Jennifer Walshe at National Sawdust, March 1st
The Irish composer and vocalist Jennifer Walshe, one of the most volcanically inventive forces in twenty-first-century arts, came to Brooklyn at the beginning of March to perform her voice-and-string-quartet work “EVERYTHING IS IMPORTANT”—an audiovisual pandemonium that gets close to the heart of the contemporary condition. At the beginning of the fall, I made a virtual trip to the National Concert Hall, in Dublin, to hear and see “Ireland: A Dataset,” an alternately hilarious and haunting meditation on Irish reality and myth.

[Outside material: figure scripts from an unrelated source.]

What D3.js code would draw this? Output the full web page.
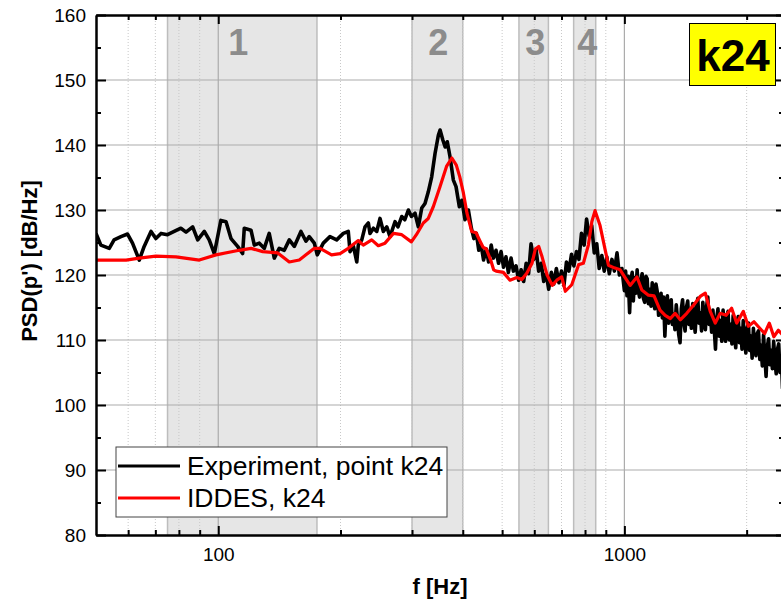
<!DOCTYPE html>
<html>
<head>
<meta charset="utf-8">
<script src="https://cdn.jsdelivr.net/npm/d3@7/dist/d3.min.js"></script>
<style>
  html, body { margin: 0; padding: 0; background: #fff; }
  svg { display: block; font-family: "Liberation Sans", Arial, Helvetica, sans-serif; }
</style>
</head>
<body>
<svg id="chart" width="781" height="601"></svg>
<script>
// ---------- data ----------
const xMajorTicks = [100, 1000];
const xMinorTicks = [60, 70, 80, 90, 200, 300, 400, 500, 600, 700, 800, 900, 2000];
const yMajorTicks = [80, 90, 100, 110, 120, 130, 140, 150, 160];
const yMinorTicks = [85, 95, 105, 115, 125, 135, 145, 155];

const bandRanges = [[75, 175], [300, 400], [550, 650], [750, 850]];
const bandLabels = ["1", "2", "3", "4"];
const bandLabelFreqs = [112, 348, 603, 810];

const seriesNames = ["Experiment, point k24", "IDDES, k24"];
const pointLabel = "k24";

// Experiment [f, PSD]
const expData = [[50,126.4],[51.4,124.6],[53.9,124.1],[55.4,125.4],[57.6,125.9],[59.8,126.3],[61.5,124.9],[63.9,122.3],[65.7,124.4],[68.3,126.7],[70.2,125.6],[72.3,126.4],[75.0,126.2],[77.9,126.7],[80.9,127.2],[83.3,126.6],[86.5,127.4],[89.0,125.4],[92.4,126.7],[95.0,125.4],[97.8,123.3],[101.5,128.4],[104.5,128.2],[107.5,125.6],[111.6,124.4],[114.8,123.3],[115.9,127.2],[120.4,126.9],[122.7,124.6],[126.2,124.9],[129.8,124.1],[133.5,126.4],[137.4,122.6],[141.3,124.1],[145.4,123.8],[149.6,125.4],[153.9,124.4],[159.8,126.7],[164.4,125.2],[167.5,125.9],[172.4,124.9],[175.3,123.1],[181.4,124.9],[188.4,125.9],[195.7,125.4],[203.2,126.4],[209.0,126.7],[211.1,123.6],[215.1,124.5],[219.3,122.0],[221.2,124.6],[225.6,125.4],[229.8,127.4],[234.2,128.0],[236.4,126.4],[241,127.2],[245.6,126.7],[250.2,128.7],[255,126.7],[260,127.4],[264.8,125.9],[272.4,128.2],[277,127.4],[283,129.0],[288,128.5],[293.8,130.0],[299,129.0],[305.1,129.5],[310.9,127.4],[317,130.3],[322.9,131.0],[329,132.8],[335.4,135.1],[341.8,138.7],[348.3,141.5],[351.7,142.3],[357.1,140.8],[362,139.7],[366.4,140.5],[372.1,138.2],[379.2,134.6],[385,133.6],[392.3,130.5],[398,131.5],[405.1,128.5],[412.9,130.0],[420,127.2],[426,125.6],[432,126.4],[438,123.8],[444,124.6],[450,122.3],[457,124.0],[463,122.0],[470,124.6],[476,122.6],[483,123.8],[490,121.8],[497,123.6],[504,121.2],[511,122.8],[518,120.4],[526,122.6],[533,120.6],[541,121.4],[549,119.2],[557,120.8],[565,119.0],[573,121.8],[581,120.2],[589,124.8],[598,122.4],[606,124.0],[615,120.6],[624,121.8],[633,119.0],[642,120.2],[651,117.8],[661,120.4],[670,118.6],[680,121.0],[690,118.8],[700,120.6],[710,118.4],[720,122.0],[730,120.6],[741,123.2],[751,121.4],[762,123.6],[773,122.4],[784,126.4],[796,124.6],[807,128.6],[819,126.0],[831,127.6],[843,123.4],[855,124.8],[867,121.0],[880,123.0],[892,120.6],[905,122.8],[918,120.2],[932,122.4],[945,120.6],[959,123.4],[972,120.0],[986,121.0],
[1000,117.6],[1007,120.6],[1015,116.8],[1022,119.8],[1030,114.2],[1037,119.0],[1045,120.4],[1052,116.0],[1060,119.6],[1067,117.2],[1075,120.8],[1082,117.6],[1090,116.6],[1098,119.2],[1106,120.2],[1114,116.4],[1122,115.8],[1130,119.8],[1138,119.4],[1146,115.6],[1155,117.8],[1163,115.2],[1171,118.8],[1180,116.0],[1188,114.8],[1196,118.6],[1205,117.4],[1214,113.8],[1223,115.6],[1231,117.2],[1240,113.4],[1249,116.6],[1258,110.6],[1267,115.0],[1276,116.8],[1285,112.6],[1295,114.6],[1304,116.2],[1313,112.4],[1322,114.0],[1332,111.6],[1342,115.4],[1352,113.0],[1361,110.8],[1371,109.6],[1381,114.8],[1391,116.2],[1401,112.6],[1411,111.4],[1421,115.0],[1432,116.0],[1442,112.4],[1452,114.4],[1462,111.8],[1473,115.6],[1483,113.0],[1494,111.2],[1505,114.8],[1516,116.4],[1527,112.6],[1538,114.2],[1549,111.4],[1560,115.8],[1571,113.0],[1583,111.6],[1594,115.2],[1605,116.6],[1617,112.4],[1629,114.0],[1640,111.2],[1652,114.6],[1664,111.8],[1676,108.6],[1688,113.4],[1700,114.8],[1712,110.6],[1725,113.0],[1737,109.8],[1750,114.6],[1762,111.6],[1775,109.8],[1788,113.8],[1800,114.4],[1813,110.0],[1826,112.4],[1840,109.4],[1853,113.8],[1866,111.0],[1880,108.8],[1893,112.6],[1907,113.6],[1920,109.6],[1934,111.8],[1948,108.6],[1962,113.0],[1976,110.2],[1991,108.0],[2005,111.8],[2020,112.6],[2034,108.4],[2049,110.6],[2063,107.2],[2078,111.8],[2093,109.0],[2108,107.6],[2124,111.0],[2139,111.4],[2155,107.0],[2170,109.2],[2186,106.0],[2201,110.8],[2217,107.6],[2233,104.4],[2249,109.0],[2265,110.2],[2281,106.2],[2298,108.4],[2314,105.6],[2331,109.8],[2348,106.8],[2365,104.8],[2382,108.6],[2399,109.4],[2416,105.0],[2434,107.4],[2451,102.6],[2469,108.2],[2484,105.6],[2500,104.4]];

// IDDES [f, PSD]
const iddesData = [[50,122.3],[59.3,122.3],[63.9,122.6],[70.2,122.9],[78.7,122.8],[89.8,122.3],[98.7,123.1],[112.6,123.8],[120.4,124.1],[128.7,123.6],[140.1,123.4],[149.6,122.0],[158.3,122.3],[164.4,123.1],[172.4,124.1],[178.1,124.1],[190.1,123.1],[199.5,123.3],[209,124.1],[221.2,125.3],[227.6,124.6],[238.7,125.4],[247.8,124.5],[257.4,124.9],[270,126.4],[283,126.2],[298.9,125.1],[307.5,126.2],[319.8,128.0],[329,128.7],[338.4,130.5],[351.7,133.6],[364.8,136.7],[376,138.0],[385.6,136.9],[393.3,135.1],[400.9,132.8],[409.7,129.5],[420.8,126.7],[431.3,126.5],[441.2,125.2],[448.5,124.3],[457,124.0],[468.6,122.3],[476.5,120.8],[483.3,120.6],[503.5,120.4],[522.8,119.2],[543.3,119.6],[559.1,119.3],[575.5,120.3],[592.3,121.8],[603.6,124.0],[615.3,124.4],[627.1,122.8],[645.1,120.0],[664.4,118.4],[681.6,119.2],[701,119.7],[715.6,117.5],[742,118.5],[771.8,121.6],[792.5,121.8],[815.3,124.6],[831.4,128.2],[846.8,129.9],[871.2,127.6],[896.5,123.9],[913.6,121.5],[944,121.1],[976.3,120.8],[1004,119.6],[1033,118.4],[1074,119.7],[1104,117.7],[1146,116.9],[1183,116.8],[1224,114.6],[1260,113.8],[1298,113.3],[1333,114.1],[1373,113.1],[1424,114.1],[1481,115.4],[1537,116.7],[1582,117.2],[1627,114.4],[1674,112.6],[1721,114.1],[1780,113.8],[1837,114.9],[1890,112.6],[1963,114.4],[2019,112.1],[2085,112.8],[2155,111.8],[2215,111.0],[2274,112.6],[2333,110.5],[2394,111.5],[2500,110.2]];

// ---------- layout ----------
const svg = d3.select("#chart");
const L = 96, T = 15, B = 535;
const x = d3.scaleLog().domain([50, 2500]).range([L, 786]);
const y = d3.scaleLinear().domain([80, 160]).range([B, T]);
const R = x(2500);

svg.append("defs").append("clipPath").attr("id", "plotclip")
  .append("rect").attr("x", L).attr("y", T).attr("width", R - L).attr("height", B - T);

// bands
const bands = svg.append("g");
bands.selectAll("rect").data(bandRanges).join("rect")
  .attr("x", d => x(d[0])).attr("y", T)
  .attr("width", d => x(d[1]) - x(d[0])).attr("height", B - T)
  .attr("fill", "#e6e6e6");

// minor vertical grid (dotted)
svg.append("g").selectAll("line").data(xMinorTicks).join("line")
  .attr("x1", d => x(d)).attr("x2", d => x(d)).attr("y1", T).attr("y2", B)
  .attr("stroke", "#c8c8c8").attr("stroke-width", 1).attr("stroke-dasharray", "1,2");

// band edges
bands.selectAll("line.edge").data(bandRanges.flat()).join("line")
  .attr("class", "edge")
  .attr("x1", d => x(d)).attr("x2", d => x(d)).attr("y1", T).attr("y2", B)
  .attr("stroke", "#bdbdbd").attr("stroke-width", 1.5);

// major grid
svg.append("g").selectAll("line").data(yMajorTicks.slice(1, -1)).join("line")
  .attr("x1", L).attr("x2", R).attr("y1", d => y(d)).attr("y2", d => y(d))
  .attr("stroke", "#ababab").attr("stroke-width", 1.2);
svg.append("g").selectAll("line").data(xMajorTicks).join("line")
  .attr("x1", d => x(d)).attr("x2", d => x(d)).attr("y1", T).attr("y2", B)
  .attr("stroke", "#ababab").attr("stroke-width", 1.2);

// band labels
svg.append("g").selectAll("text").data(bandLabelFreqs).join("text")
  .attr("x", d => x(d))
  .attr("y", 55)
  .attr("text-anchor", "middle")
  .attr("font-size", 36).attr("font-weight", "bold").attr("fill", "#8c8c8c")
  .text((d, i) => bandLabels[i]);

// lines
const line = d3.line().x(d => x(d[0])).y(d => y(d[1]));
const plot = svg.append("g").attr("clip-path", "url(#plotclip)");
plot.append("path").datum(expData).attr("d", line)
  .attr("fill", "none").attr("stroke", "#000").attr("stroke-width", 3.6).attr("stroke-linejoin", "round");
plot.append("path").datum(iddesData).attr("d", line)
  .attr("fill", "none").attr("stroke", "#ff0000").attr("stroke-width", 3.2).attr("stroke-linejoin", "round");

// axes
function styleAxis(g) {
  g.select(".domain").attr("stroke", "#000").attr("stroke-width", 2);
  g.selectAll(".tick line").attr("stroke", "#000").attr("stroke-width", 2);
  g.selectAll(".tick text").attr("font-size", 19).attr("fill", "#000")
    .attr("font-family", "'Liberation Sans', Arial, sans-serif");
}
const fmt = d3.format("d");
// bottom
svg.append("g").attr("transform", `translate(0,${B})`)
  .call(d3.axisBottom(x).tickValues(xMajorTicks).tickFormat(fmt).tickSizeInner(-9).tickSizeOuter(0).tickPadding(13))
  .call(styleAxis);
svg.append("g").attr("transform", `translate(0,${B})`)
  .call(d3.axisBottom(x).tickValues(xMinorTicks).tickFormat("").tickSizeInner(-5).tickSizeOuter(0))
  .call(styleAxis);
// top
svg.append("g").attr("transform", `translate(0,${T})`)
  .call(d3.axisTop(x).tickValues(xMajorTicks).tickFormat("").tickSizeInner(-9).tickSizeOuter(0))
  .call(styleAxis);
svg.append("g").attr("transform", `translate(0,${T})`)
  .call(d3.axisTop(x).tickValues(xMinorTicks).tickFormat("").tickSizeInner(-5).tickSizeOuter(0))
  .call(styleAxis);
// left
svg.append("g").attr("transform", `translate(${L},0)`)
  .call(d3.axisLeft(y).tickValues(yMajorTicks).tickFormat(fmt).tickSizeInner(-10).tickSizeOuter(0).tickPadding(10))
  .call(styleAxis);
svg.append("g").attr("transform", `translate(${L},0)`)
  .call(d3.axisLeft(y).tickValues(yMinorTicks).tickFormat("").tickSizeInner(-5).tickSizeOuter(0))
  .call(styleAxis);
// right
svg.append("g").attr("transform", `translate(${R},0)`)
  .call(d3.axisRight(y).tickValues(yMajorTicks).tickFormat("").tickSizeInner(-10).tickSizeOuter(0))
  .call(styleAxis);
svg.append("g").attr("transform", `translate(${R},0)`)
  .call(d3.axisRight(y).tickValues(yMinorTicks).tickFormat("").tickSizeInner(-7).tickSizeOuter(0))
  .call(styleAxis);

// axis titles
svg.append("text").attr("x", 440).attr("y", 594).attr("text-anchor", "middle")
  .attr("font-size", 22).attr("font-weight", "bold").text("f [Hz]");
svg.append("text").attr("transform", "translate(37,261) rotate(-90)").attr("text-anchor", "middle")
  .attr("font-size", 22).attr("font-weight", "bold").text("PSD(p') [dB/Hz]");

// legend
const lg = svg.append("g");
lg.append("rect").attr("x", 116).attr("y", 447).attr("width", 331).attr("height", 70)
  .attr("fill", "#fff").attr("stroke", "#444").attr("stroke-width", 1);
const legendColors = ["#000", "#ff0000"];
seriesNames.forEach((name, i) => {
  const yy = 466 + i * 32;
  lg.append("line").attr("x1", 118).attr("x2", 180).attr("y1", yy).attr("y2", yy)
    .attr("stroke", legendColors[i]).attr("stroke-width", 3.2);
  lg.append("text").attr("x", 187).attr("y", yy + 9).attr("font-size", 26.5).attr("fill", "#000").text(name);
});

// point label
svg.append("rect").attr("x", 689.5).attr("y", 23.5).attr("width", 86).attr("height", 62)
  .attr("fill", "#ffff00").attr("stroke", "#000").attr("stroke-width", 1);
svg.append("text").attr("x", 733).attr("y", 70.5).attr("text-anchor", "middle")
  .attr("font-size", 44).attr("font-weight", "bold").attr("fill", "#000").text(pointLabel);
</script>
</body>
</html>
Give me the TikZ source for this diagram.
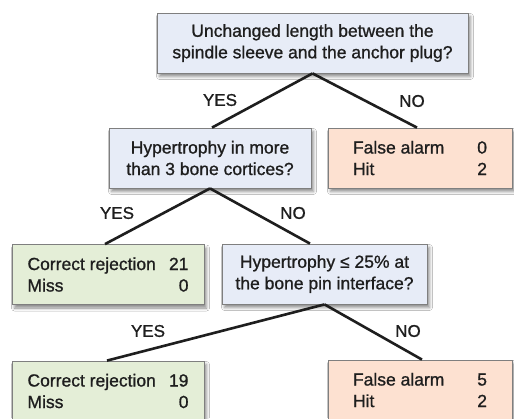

“Sweet Land” in Los Angeles, March 7th
Productions by the Los Angeles-based opera visionary Yuval Sharon have appeared on my end-of-year lists in five out of the past six years, and with good reason: no one in the field has been as consistently creative or daring. The first of two astounding Sharon projects in 2020 was “Sweet Land,” an outdoor opera that meditated on the plundering of Native American lands by colonizers. The score was a joint effort by the composers Du Yun and Raven Chacon—the first is Chinese-American, the other of Navajo descent. Scenes from the work lingered in my mind as two ineradicable national crimes unfolded: the separation of children from their parents at the American border and the destruction of sacred Native sites by border-wall construction.
Igor Levit’s House Concerts in Berlin, March 12th to May 4th
In the summer of 2019, I began work on a Profile of the brilliant German pianist Igor Levit, whose political outspokenness has given him a prominence far outside the classical field. The shutdown prevented me from travelling to see Levit perform Busoni’s titanic Piano Concerto, which was to have been the culmination of the piece, but a different ending materialized: beginning in mid-March, Levit gave a series of nightly Hauskonzerte, or house concerts, in his apartment, in Berlin. In the fall, he released a glowingly sombre album titled “Encounter,” pairing arrangements of Bach and Brahms with Morton Feldman’s “Palais de mari,” which had figured in one of his more memorable home broadcasts.
Oslo Philharmonic, May 7th
Few streaming concerts can attain anything like the presence and atmosphere of a live event. But there was something exceptional about the Oslo Philharmonic’s rendition of Wagner’s “Siegfried Idyll,” which I singled out in a May column on Zoom-era music: the mixture of beauty and melancholy, longing and loss, brought me to the brink of tears. My mother had died a few months earlier, and although she never cared for Wagner I thought of her all the same.
“Lift Every Voice: A Conversation Hosted by J’Nai Bridges,” June 5th
In the wake of nationwide protests following the murder of George Floyd, the soprano J’Nai Bridges organized an online discussion with five fellow African-American singers: Julia Bullock, Lawrence Brownlee, Russell Thomas, Karen Slack, and Morris Robinson. Their candor rocked the complacent world of American opera, encouraging an outwardly liberal establishment to see how systemic racism cuts through the heart of their institutions.
Mainly Mozart in San Diego, July 11th
My first experience of live music during the pandemic took place in an unpromising locale: the Del Mar Fairgrounds, north of San Diego. The Mainly Mozart series organized a performance of Mozart’s Divertimento in D (K. 136) and Mendelssohn’s Octet, involving musicians from the L.A. Phil and the San Diego Symphony. Audience members sat in cars and honked their applause. The event was a scrappily joyous affair, showing that the classics can make an impact outside formal settings.